What is the INF Treaty?
INF stands for "Intermediate-Range Nuclear Forces." U.S. President Ronald Reagan and Soviet Premier Mikhail Gorbachev signed the treaty in 1987. The treaty bans land-based missiles with a range between 310 and 3420 miles (500 to 5500 km), and it only applies to the U.S. and Russia. Both countries can still have sea-based and air-launched missiles with this range.
Why is the U.S. withdrawing from the INF Treaty?
On October 20, 2018, President Trump announced at a campaign rally that the U.S. would pull out of the treaty. President Trump has said that Russia is violating the treaty. He has also complained that China is not bound by the treaty. U.S. officials are concerned about a Chinese arms build-up in the Pacific and want the option to counter it with their own intermediate-range missiles. The rationale seems to be that the U.S. is at a disadvantage by complying with the treaty when Russia is not and China does not have to.
Is it true that Russia is violating the treaty?

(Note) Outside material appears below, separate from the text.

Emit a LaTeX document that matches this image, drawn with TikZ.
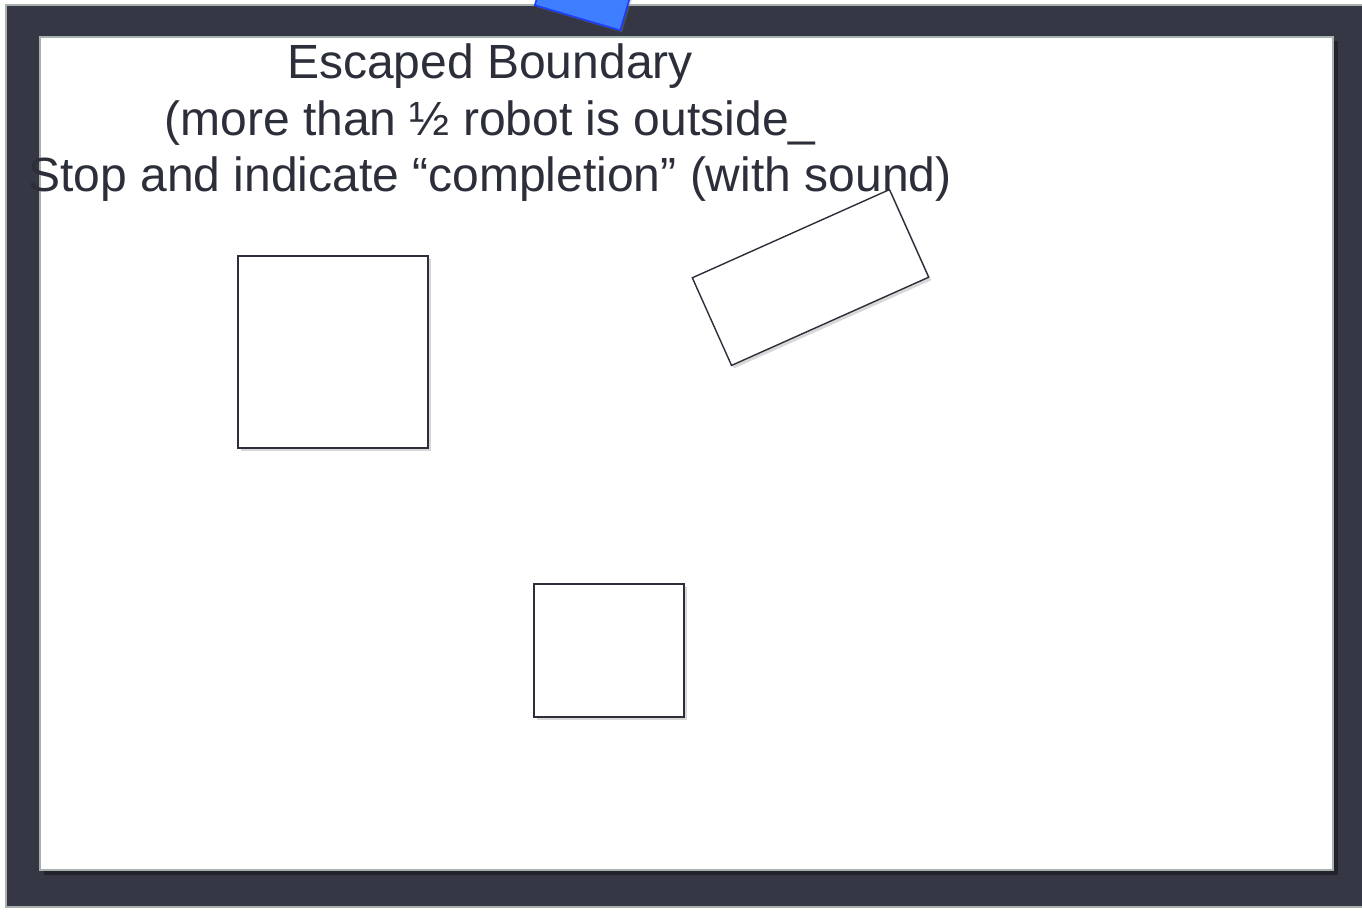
\documentclass[tikz,border=0pt]{standalone}
\usepackage{fontspec}
\setmainfont{Liberation Sans}
\usetikzlibrary{shadows}
\definecolor{frame}{HTML}{353744}
\definecolor{frameedge}{HTML}{A8B2AC}
\definecolor{ink}{HTML}{2C2F3A}
\definecolor{robotfill}{HTML}{3F7EFF}
\definecolor{robotedge}{HTML}{1B3DFF}

\begin{document}
\begin{tikzpicture}[
  x=1pt, y=-1pt,
  obstacle/.style={rectangle, draw=ink, line width=1.4pt, fill=white, inner sep=0pt,
                   drop shadow={shadow xshift=2.5pt, shadow yshift=-3pt, opacity=0.3}},
  robot/.style={rectangle, draw=robotedge, line width=1.6pt, fill=robotfill, inner sep=0pt,
                drop shadow={shadow xshift=2pt, shadow yshift=-2pt, opacity=0.3}},
  caption/.style={font=\fontsize{48}{56.5}\selectfont, text=ink, align=center, inner sep=0pt}
]
  \useasboundingbox (0,0) rectangle (1362,911);
  \fill[white] (0,0) rectangle (1362,911);

  % -- arena frame --
  \draw[frameedge, fill=frame, line width=1.5pt] (6,5) rectangle (1380,907);
  \fill[black, opacity=0.35] (44,41) rectangle (1338,875);
  \draw[frameedge, fill=white, line width=2pt] (40,37) rectangle (1333,870);

  % -- robot leaving the arena --
  \node[robot, minimum width=89pt, minimum height=60pt, rotate=-16.4] (bot) at (586,-11) {};

  % -- obstacles --
  \node[obstacle, minimum width=190pt, minimum height=192pt] (boxA) at (333,352) {};
  \node[obstacle, minimum width=216pt, minimum height=96pt, rotate=24.1] (boxB) at (810.5,277.5) {};
  \node[obstacle, minimum width=150pt, minimum height=133pt] (boxC) at (609,650.5) {};

  % -- caption --
  \node[caption, anchor=north] (title) at (490,44)
    {Escaped Boundary\\(more than ½ robot is outside\_\\Stop and indicate “completion” (with sound)};
\end{tikzpicture}
\end{document}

Almost certainly, yes. In 2017, the U.S. said that Russia had deployed a cruise missile that violated the terms of the treaty. In earlier years, the Obama Administration accused Russia of developing and testing a missile that violated the treaty. The consistent message across administrations and over the course of several years suggests the U.S. has good evidence of the violation.
What are the consequences of a U.S. withdrawal?

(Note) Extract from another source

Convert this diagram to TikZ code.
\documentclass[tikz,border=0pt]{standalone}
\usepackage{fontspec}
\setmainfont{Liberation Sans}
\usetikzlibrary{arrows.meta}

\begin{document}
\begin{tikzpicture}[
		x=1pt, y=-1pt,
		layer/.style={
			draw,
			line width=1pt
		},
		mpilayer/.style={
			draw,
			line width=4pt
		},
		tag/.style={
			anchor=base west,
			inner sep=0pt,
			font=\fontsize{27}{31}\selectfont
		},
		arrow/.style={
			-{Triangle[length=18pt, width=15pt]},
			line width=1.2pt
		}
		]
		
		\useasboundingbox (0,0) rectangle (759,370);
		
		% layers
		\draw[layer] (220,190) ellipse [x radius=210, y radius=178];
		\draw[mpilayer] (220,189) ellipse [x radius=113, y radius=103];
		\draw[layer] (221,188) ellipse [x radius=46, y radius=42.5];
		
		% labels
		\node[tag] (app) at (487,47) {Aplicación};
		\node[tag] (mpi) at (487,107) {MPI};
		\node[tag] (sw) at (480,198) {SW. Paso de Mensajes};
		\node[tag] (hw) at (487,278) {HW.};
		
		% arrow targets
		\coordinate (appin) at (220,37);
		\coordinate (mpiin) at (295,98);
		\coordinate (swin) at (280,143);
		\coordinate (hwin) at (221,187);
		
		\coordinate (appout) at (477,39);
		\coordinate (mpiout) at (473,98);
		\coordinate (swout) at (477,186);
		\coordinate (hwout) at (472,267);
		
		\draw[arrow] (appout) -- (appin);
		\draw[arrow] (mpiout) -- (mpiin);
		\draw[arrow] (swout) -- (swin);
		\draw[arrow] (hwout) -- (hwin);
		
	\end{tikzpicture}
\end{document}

If the treaty no longer exists, then Russia can build and deploy intermediate range missiles without any limits. Missiles in the banned range are not a threat to the United States, but they do threaten U.S. Allies in Europe. The treaty provided a great deal of security to European partners. Without it, they are more vulnerable.
President Trump has also said that the U.S. will begin building intermediate-range missiles if Russia and China do not agree to a deal. Congress would need to fund such a program, and it is not clear how realistic that scenario is. In Europe, Allies would need to agree to host the missiles on their territory. There could be stiff opposition in Europe to hosting U.S. intermediate-range missiles. Even so, this withdrawal raises fears of a Cold-War-style arms race—one we ended more than 30 years ago.
Are there other options besides scrapping the treaty?
The U.S. is already working on sea-based and air-launched missiles that don't violate the treaty and that counter Russian capability. And, the U.S. could urge European Allies to join the diplomatic push to get Russia to modify it's missile to a treaty-compliant range. In the end, if Russia is determined to cheat, there may be no saving this treaty. But, the U.S. has little to gain from being the first to withdraw. It will embolden Russia, threaten the security of our Allies, and it will not make the U.S. any safer.